На самом деле у Кэтлин уже были заранее заготовлены имена: Питер, если будет мальчик, и Гризельда – в случае рождения девочки. А Скоттом надолго овладело дурное расположение духа.

 

Меня мучает взгляд на жизнь как на борьбу за существование [писал он Кэтлин в одном из писем]. Кажется, что я до сих пор раскачиваюсь… не способен управлять обстоятельствами – и все еще сохраняю про запас то, что может привести к успеху, не видя достойной области для его применения.

 

К концу 1908 года была готова вторая версия мотосаней Скотта. Он написал Нансену, спрашивая совета, где и когда лучше провести испытания, чтобы найти правильный снежный покров.

 

Я предполагаю поехать в Вашу страну… Вы и сами знаете… что нужны реальные условия, которых не найти за пределами полярного круга.

 

На что Нансен, как любой человек, хорошо знакомый с миром гор, смог ответить: «На одном из больших ледников… конечно, Вы получите условия внутриматерикового льда…»

Вместо этого Скотт выбрал Лиллехаммер, город в Восточной Норвегии, расположенный в долине на берегу озера, потому что туда было легче добраться. Не получив разрешения на отпуск, он поручил проведение испытаний Скелтону, который вернулся в Лондон с обнадеживающим отчетом о том, что «для нормальной работы в Антарктике потребуется лишь незначительная модификация».
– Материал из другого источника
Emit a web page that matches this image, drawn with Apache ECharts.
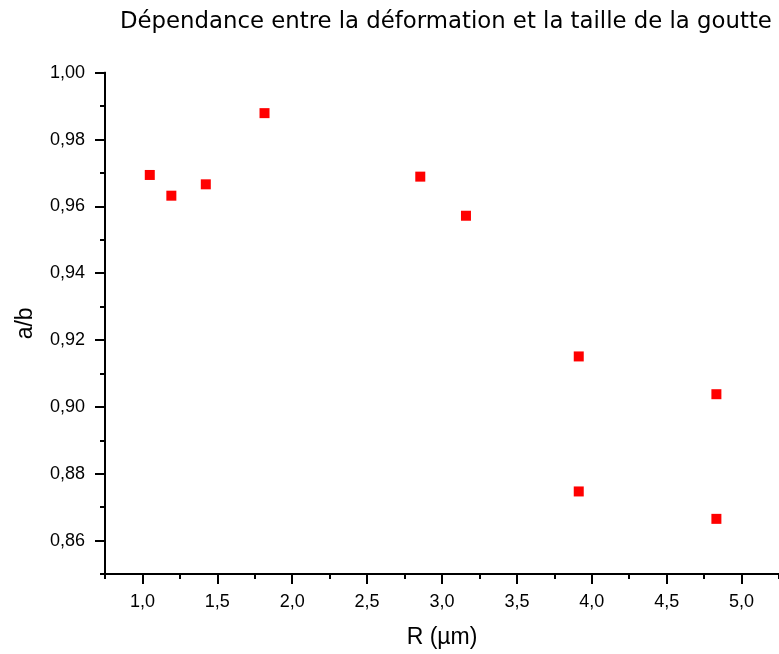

24 марта 1909 года, в тот самый день, когда Скотт впервые приступил к своим новым обязанностям в Адмиралтействе, он услышал новость о том, что Шеклтон прибыл в Новую Зеландию, превзойдя его собственное достижение. Шеклтон побывал в девяноста семи милях от полюса, отодвинув прежнюю отметку рекордно южной точки на 360 миль. Это было самое большое единовременное продвижение, которое когда‑либо предпринималось по направлению к любому из полюсов планеты. Но в итоге Южный полюс все‑таки остался ждать Скотта. И Амундсена.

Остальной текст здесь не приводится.